Why Crypto Moves in Cycles

Cryptocurrency markets are famously volatile, but they don't move randomly. Historically, crypto — and Bitcoin in particular — has followed recognizable multi-year cycles tied to investor psychology, macroeconomic conditions, and a built-in Bitcoin mechanism called the halving.

Understanding these cycles won't let you time the market perfectly, but it can help you make more informed decisions about when to be aggressive and when to be cautious.

The Four Phases of a Market Cycle

1. Accumulation

After a major price crash, sentiment is at its lowest. Most retail investors have sold or given up. This is the phase where informed, long-term participants quietly buy — "accumulating" at depressed prices. Prices trade sideways and news coverage is minimal.

2. Uptrend (Bull Market)

Prices begin rising. Early adopters see gains. Media coverage increases, drawing in new participants. As more buyers enter, prices accelerate upward — often dramatically. Meme coins and altcoins tend to surge in the later stages of this phase, when risk appetite is highest.

3. Distribution

Near the peak, early participants and whales begin selling into the rally. Prices can remain high or continue rising briefly, but the distribution of holdings from smart money to late buyers is underway. Euphoria peaks. Everyone seems to be a genius.

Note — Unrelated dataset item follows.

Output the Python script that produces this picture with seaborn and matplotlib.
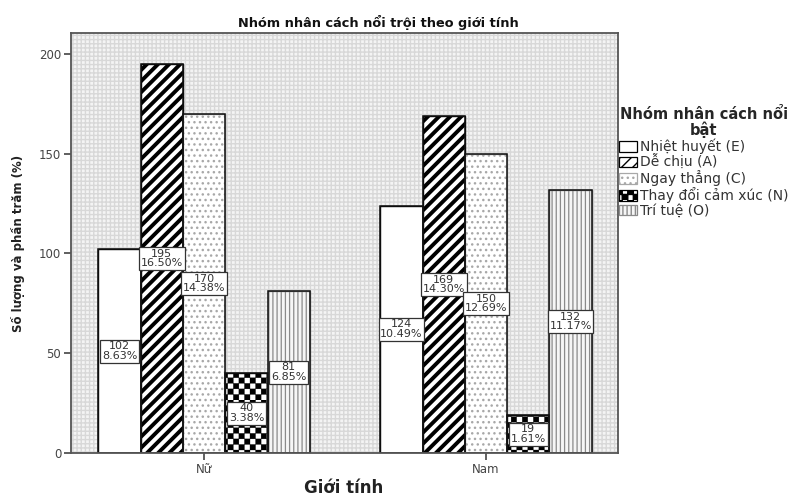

4. Downtrend (Bear Market)

Prices fall, often sharply. Overleveraged positions get liquidated, amplifying the drop. Sentiment turns negative. Media declares crypto "dead" again. The cycle prepares to repeat.

The Bitcoin Halving and Its Role

Bitcoin's code dictates that roughly every four years, the reward miners receive for validating transactions is cut in half. This is called the halving. It reduces the rate of new BTC entering circulation, creating a supply shock.

Historically, Bitcoin halvings have been followed by significant bull markets — though the relationship isn't perfectly predictable, and past performance doesn't guarantee future results. The market tends to price in expectations well in advance.

How Altcoins and Meme Coins Fit In

During bull markets, capital tends to flow from Bitcoin to larger altcoins (like ETH), and then to smaller, riskier tokens including meme coins. This "altcoin season" typically occurs in the mid-to-late bull phase when investor confidence and risk appetite are highest.

In bear markets, the reverse happens: capital flees from high-risk tokens first, and meme coins typically suffer the largest percentage declines.

Key Indicators Traders Watch

  • Bitcoin Dominance: Bitcoin's market cap as a % of total crypto market cap. Rising dominance often signals risk-off sentiment; falling dominance can signal altcoin season.
  • Fear & Greed Index: A sentiment gauge that aggregates volatility, volume, and social signals. Extreme fear can signal buying opportunities; extreme greed suggests caution.
  • On-chain data: Metrics like active addresses, exchange inflows/outflows, and long-term holder behavior can provide clues about market health.
  • Macro environment: Interest rates, liquidity conditions, and institutional participation increasingly affect crypto markets.

What This Means for You

You don't need to call tops and bottoms to benefit from understanding cycles. A few practical takeaways:

  • Be more cautious when euphoria is everywhere and everyone is a "crypto expert."
  • Bear markets can be accumulation opportunities — but only invest what you can afford to hold through multi-year downturns.
  • Meme coins are highest-risk in any environment; in bear markets, their declines can be extreme and sustained.
  • Dollar-cost averaging (DCA) — buying fixed amounts at regular intervals — removes the pressure of trying to time cycles perfectly.